Imagine this scenario: you’re a freight forwarder or a shipper who has arranged a crucial international transport. The shipment arrives, but… it’s damaged. The consignee either rejects the goods or files a claim. Your first, completely logical reaction is to say, “I’ll compensate my client for the damage and deduct that amount from the freight I owe to the carrier.”
It sounds fair, doesn’t it? After all, the carrier is responsible.
However, this instinctive move can turn into a costly mistake that not only fails to solve the problem but also drags you into legal disputes with an unfavorable outcome. Today, at Cargofort, we’ll examine a real case from Bulgarian court practice that perfectly illustrates why this approach is so risky.
The Story: One Shipment, One Damage Claim, One Wrong Decision
A Bulgarian company (“The Forwarder”), acting as the principal, hired “The Carrier” to transport metal products from Bulgaria to Germany. Upon delivery, “The Consignee” discovered significant corrosion on the goods, made a corresponding note in the CMR waybill, and then refused to accept the shipment.
“The Shipper” of the goods filed a claim against “The Forwarder” for the damage, amounting to €1,800 (equivalent to 3500,00 BGN). “The Forwarder” did what many others would do – they paid their client for the damage and then deducted the same amount from the freight owed to “The Carrier,” paying only the remaining balance.
“The Carrier,” however, did not agree with this unilateral decision and filed a lawsuit for the unpaid portion of the freight.
What the Court Decided and Why: The Key is “Liquidated Claim”
The court reviewed the case and issued a ruling that might seem unfair at first glance but is perfectly lawful. It ordered “The Forwarder” to pay “The Carrier” the full outstanding freight (€1,800), along with all accrued interest and legal expenses.
Why? Because while the law allows for something called an out-of-court set-off, it is subject to strict rules. One of the most important rules is that the mutual claims must be liquidated.

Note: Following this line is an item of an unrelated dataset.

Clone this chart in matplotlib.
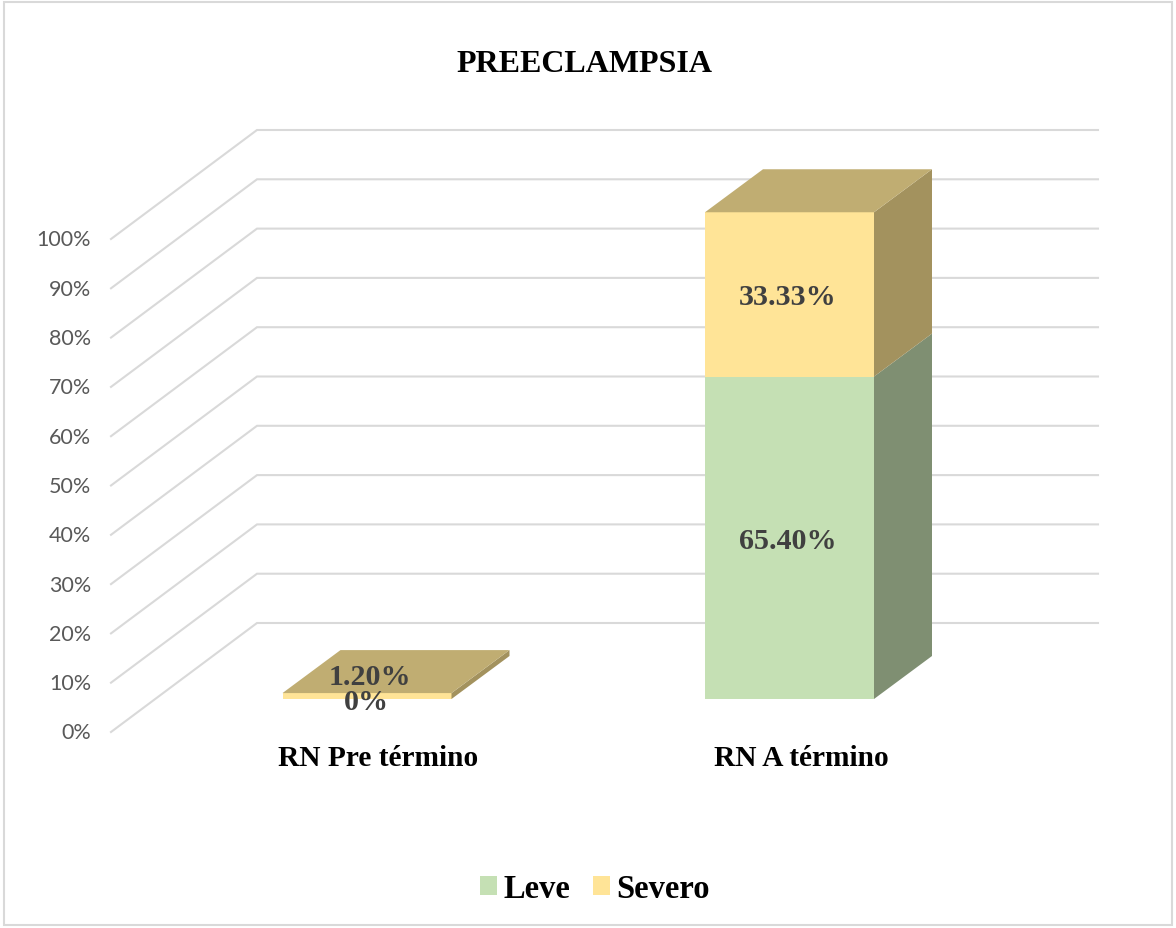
import matplotlib
matplotlib.use("Agg")
import matplotlib.pyplot as plt
from matplotlib.patches import Patch, Polygon, Rectangle

categories = ["RN Pre término", "RN A término"]
leve = [0, 65.40]
severo = [1.20, 33.33]
leve_labels = ["0%", "65.40%"]
severo_labels = ["1.20%", "33.33%"]
grid_values = list(range(0, 101, 10))

GREEN = ("#C5E0B4", "#7F8F72")
YELLOW = ("#FFE497", "#A3925E")
TOP = "#C0AD72"
GRID = "#D9D9D9"

# axes fill the figure, x in category units, y in percent on the bars' front plane
W, H = 1176, 929
CAT_PX = 422.5
PCT_PX = 4.93
X0_PX = 367
Y0_PX = 700

fig = plt.figure(figsize=(W / 100, H / 100), dpi=100)
ax = fig.add_axes([0, 0, 1, 1])
ax.set_xlim(-X0_PX / CAT_PX, (W - X0_PX) / CAT_PX)
ax.set_ylim((Y0_PX - H) / PCT_PX, Y0_PX / PCT_PX)
ax.axis("off")

half = 84.5 / CAT_PX
dx_bar, dy_bar = 58 / CAT_PX, 43 / PCT_PX       # depth of a bar
dx_front, dy_front = 44 / CAT_PX, 33 / PCT_PX   # wall front to bar front
dx_wall, dy_wall = 146 / CAT_PX, 109 / PCT_PX   # full floor depth
x_wall = (111 + 44 - X0_PX) / CAT_PX            # left end of floor at bar plane
x_wall_end = x_wall + 841 / CAT_PX
text_drop = 2.5 / PCT_PX                        # text sits a bit below centre

ax.add_patch(Rectangle((0.003, 0.003), 0.994, 0.994, transform=ax.transAxes,
                       fill=False, ec=GRID, lw=1.5))

for v in grid_values:
    y_front = v - dy_front
    y_back = y_front + dy_wall
    x_front = x_wall - dx_front
    x_back = x_front + dx_wall
    ax.plot([x_front, x_back, x_wall_end + dx_wall - dx_front],
            [y_front, y_back, y_back], color=GRID, lw=1.5, zorder=1,
            solid_joinstyle="miter")
    ax.text(x_front - 20 / CAT_PX, y_front - 0.1, f"{v}%", ha="right", va="center",
            family="Lato", fontsize=15.5, color="#595959")


def draw_segment(x, bottom, top, colors):
    left, right = x - half, x + half
    ax.add_patch(Rectangle((left, bottom), right - left, top - bottom,
                           fc=colors[0], ec="none", zorder=3))
    ax.add_patch(Polygon([(right, bottom), (right + dx_bar, bottom + dy_bar),
                          (right + dx_bar, top + dy_bar), (right, top)],
                         fc=colors[1], ec="none", zorder=3))


for i in range(len(categories)):
    draw_segment(i, 0, leve[i], GREEN)
    total = leve[i] + severo[i]
    draw_segment(i, leve[i], total, YELLOW)
    ax.add_patch(Polygon([(i - half, total), (i + half, total),
                          (i + half + dx_bar, total + dy_bar),
                          (i - half + dx_bar, total + dy_bar)],
                         fc=TOP, ec="none", zorder=3))
    ax.text(i + 11.5 / CAT_PX, -58.5 / PCT_PX, categories[i], ha="center", va="center",
            family="Liberation Serif", fontweight="bold", fontsize=21.2, color="black")

label_style = dict(ha="center", va="center", family="Liberation Serif",
                   fontweight="bold", fontsize=21.6, color="#404040", zorder=5)
ax.text(-1 / CAT_PX, leve[0] / 2 - text_drop, leve_labels[0], **label_style)
ax.text(3 / CAT_PX, severo[0] / 2 + 4.5 - text_drop, severo_labels[0], **label_style)
ax.text(1 - 2 / CAT_PX, leve[1] / 2 - text_drop, leve_labels[1], **label_style)
ax.text(1 - 2 / CAT_PX, leve[1] + severo[1] / 2 - text_drop, severo_labels[1], **label_style)

ax.text(0.4966, 1 - 64.5 / H, "PREECLAMPSIA", transform=ax.transAxes, ha="center",
        va="center", family="Liberation Serif", fontweight="bold", fontsize=23,
        color="black")

handles = [Patch(fc=GREEN[0], ec="none"), Patch(fc=YELLOW[0], ec="none")]
ax.legend(handles, ["Leve", "Severo"], ncol=2, frameon=False, loc="center",
          bbox_to_anchor=(595 / W, 1 - 890 / H),
          prop=dict(family="Liberation Serif", weight="bold", size=23.5),
          handlelength=0.52, handleheight=0.52, handletextpad=0.2, columnspacing=0.7)

fig.savefig("out.png", dpi=100, facecolor="white")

A liquidated claim (or ‘liquid claim’) is one whose existence and amount are undisputed – either because the other party has acknowledged it in writing, or because it has been established by a final court judgment.
In our case, “The Forwarder’s” claim against “The Carrier” for the damages was not liquidated. “The Carrier” had never admitted liability for that amount. The fact that “The Forwarder” had paid their client does not automatically make “The Carrier” a debtor for that same amount. The carrier’s liability for damage must be proven and established through the proper channels.
The court made it clear: the obligation to pay freight and the liability for damages are two separate issues. You cannot offset one against the other at your own discretion.
The Bitter Result: Paying Twice
In the end, “The Forwarder” found themselves in the worst possible position:
- They paid €1,800 to their client for the damaged goods.
- They were ordered to pay €1,800 to “The Carrier” for the unpaid freight.
- They were also ordered to pay the accumulated interest and legal fees.
A single misstep, driven by logic but not by legal knowledge, cost them double.
Lessons for Your Business: How to Avoid the Trap
✔️ Never perform a unilateral set-off. This is the most critical lesson. Withholding amounts from payments due without the explicit written consent of the other party or a court order is an invitation to a lawsuit you are likely to lose.
✔️ Keep obligations separate. When damage occurs, the correct procedure is to:
- Pay the due freight to the carrier within the agreed timeframe.
- Simultaneously, file an official, written, and well-documented claim against them for the value of the damage.
✔️ Communicate officially. Notify the carrier of the problem immediately. Send them all relevant documents – protocols, photos, claims. Try to negotiate a settlement.
✔️ Consult with experts. Before taking any action, speak with your insurance broker or legal advisor. At Cargofort, we have extensive experience with such cases and can guide you toward the right steps that will protect your interests without involving you in unnecessary costs and litigation.
In transport and logistics, every detail matters. The right approach not only saves money but also preserves good partnerships and protects your reputation.